Employee Classification Mistakes That Can Trigger Tax Penalties
Employee classification may seem like a routine administrative task, but it carries real financial and compliance consequences. When businesses misclassify workers—intentionally or not—they open the door to unexpected tax liabilities, payroll corrections, and government penalties that can linger long after the mistake is discovered.
The challenge often comes down to blurred lines. Many businesses rely on a mix of full-time employees, part-timers, contractors, and freelancers. Each category follows different tax rules, benefits requirements, and reporting obligations. When the distinction isn’t absolutely clear, it’s easy to assume a worker fits the “independent contractor” bucket, especially if the role seems flexible or project-based. But tax authorities look at more than job labels—they examine behavior, control, financial arrangements, and long-term expectations.
Common missteps include treating workers as contractors simply because they use their own equipment, set their own hours, or prefer 1099 status. Another frequent error is assigning contractor status to workers who perform the same duties as full-time staff or operate under close supervision. Even well-meaning employers slip up when they onboard help quickly, bypass formal agreements, or rely on outdated practices.
When these classifications are incorrect, the consequences can multiply quickly. Businesses may be responsible for back taxes, unpaid payroll withholdings, overtime wages, and interest. Agencies can also impose penalties for inaccurate filings or failure to provide required benefits. In audits, patterns matter: a handful of misclassified workers can prompt deeper reviews of hiring, onboarding, and payroll systems.
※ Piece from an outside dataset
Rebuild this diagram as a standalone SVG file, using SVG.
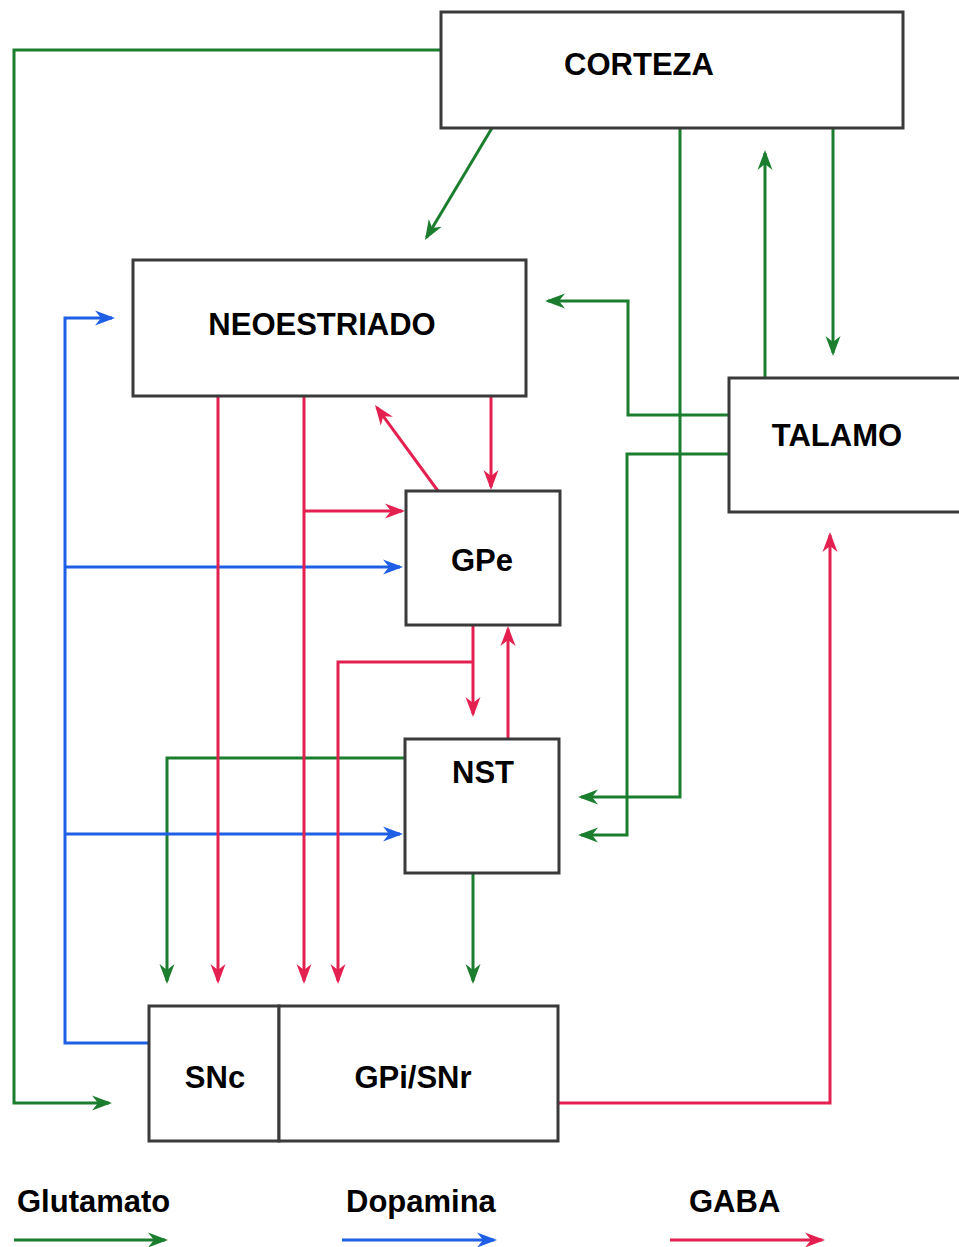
<svg xmlns="http://www.w3.org/2000/svg" width="959" height="1247" viewBox="0 0 959 1247">
<style>
.box{fill:#fff;stroke:#3a3a3a;stroke-width:3}
.lbl{font-family:"Liberation Sans",Arial,sans-serif;font-weight:bold;font-size:31px;fill:#000}
.c{text-anchor:middle}
.g,.b,.r{fill:none;stroke-width:3;stroke-linejoin:miter}
.g{stroke:#1b7d2e;marker-end:url(#ag)}
.b{stroke:#1f5fe6;marker-end:url(#ab)}
.r{stroke:#e3204f;marker-end:url(#ar)}
</style>
<defs>
<marker id="ag" markerUnits="userSpaceOnUse" markerWidth="20" markerHeight="16" refX="17" refY="8" orient="auto"><path d="M0,0.5 L20,8 L0,15.5 L6,8 z" fill="#1b7d2e"/></marker>
<marker id="ab" markerUnits="userSpaceOnUse" markerWidth="20" markerHeight="16" refX="17" refY="8" orient="auto"><path d="M0,0.5 L20,8 L0,15.5 L6,8 z" fill="#1f5fe6"/></marker>
<marker id="ar" markerUnits="userSpaceOnUse" markerWidth="20" markerHeight="16" refX="17" refY="8" orient="auto"><path d="M0,0.5 L20,8 L0,15.5 L6,8 z" fill="#e3204f"/></marker>
</defs>
<rect width="959" height="1247" fill="#fff"/>
<g id="connectors">
<path class="g" d="M441,50 H14 V1103 H109"/>
<path class="g" d="M492,128 L426.5,237.4"/>
<path class="g" d="M680,128 V797 H581"/>
<path class="g" d="M729,454 H627 V835 H581"/>
<path class="g" d="M729,415 H628 V301 H548"/>
<path class="g" d="M765,378 V153"/>
<path class="g" d="M833,128 V353"/>
<path class="g" d="M405,758 H167 V981"/>
<path class="g" d="M473,873 V981"/>
<path class="b" d="M149,1043 H65 V318 H112"/>
<path class="b" d="M65,567 H400"/>
<path class="b" d="M65,834 H400"/>
<path class="r" d="M218,396 V981"/>
<path class="r" d="M304,396 V981"/>
<path class="r" d="M304,511 H402"/>
<path class="r" d="M438,491 L376.8,407.4"/>
<path class="r" d="M491,396 V487"/>
<path class="r" d="M473,625 V714"/>
<path class="r" d="M473,662 H338 V981"/>
<path class="r" d="M508,739 V629"/>
<path class="r" d="M558,1103 H830 V535"/>
</g>
<g id="corteza"><rect class="box" x="441" y="12" width="462" height="116"/><text class="lbl c" x="639" y="75">CORTEZA</text></g>
<g id="neoestriado"><rect class="box" x="133" y="260" width="393" height="136"/><text class="lbl c" x="322" y="335">NEOESTRIADO</text></g>
<g id="talamo"><rect class="box" x="729" y="378" width="232" height="134"/><text class="lbl c" x="837" y="446">TALAMO</text></g>
<g id="gpe"><rect class="box" x="406" y="491" width="154" height="134"/><text class="lbl c" x="482" y="571">GPe</text></g>
<g id="nst"><rect class="box" x="405" y="739" width="154" height="134"/><text class="lbl c" x="483" y="783">NST</text></g>
<g id="snc"><rect class="box" x="149" y="1006" width="130" height="135"/><text class="lbl c" x="215" y="1088">SNc</text></g>
<g id="gpisnr"><rect class="box" x="279" y="1006" width="279" height="135"/><text class="lbl c" x="413" y="1088">GPi/SNr</text></g>
<g id="legend">
<text class="lbl" x="17" y="1212">Glutamato</text>
<path class="g" d="M14,1240 H165"/>
<text class="lbl" x="346" y="1212">Dopamina</text>
<path class="b" d="M342,1240 H494"/>
<text class="lbl" x="689" y="1212">GABA</text>
<path class="r" d="M670,1240 H822"/>
</g>
</svg>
Fortunately, these issues are preventable. A consistent, structured classification process is the centerpiece of protection. Regularly reviewing job descriptions, documenting working relationships, and comparing roles against federal and state criteria helps businesses stay aligned with evolving standards. Periodic internal audits can catch issues early, especially when teams grow or responsibilities shift.
Clear communication with workers also plays a role. When both sides understand expectations—scope, supervision, duration, and deliverables—confusion fades and compliance strengthens.
By treating classification as an ongoing discipline rather than a one-time decision, businesses reduce risk, improve clarity, and safeguard themselves from costly tax penalties.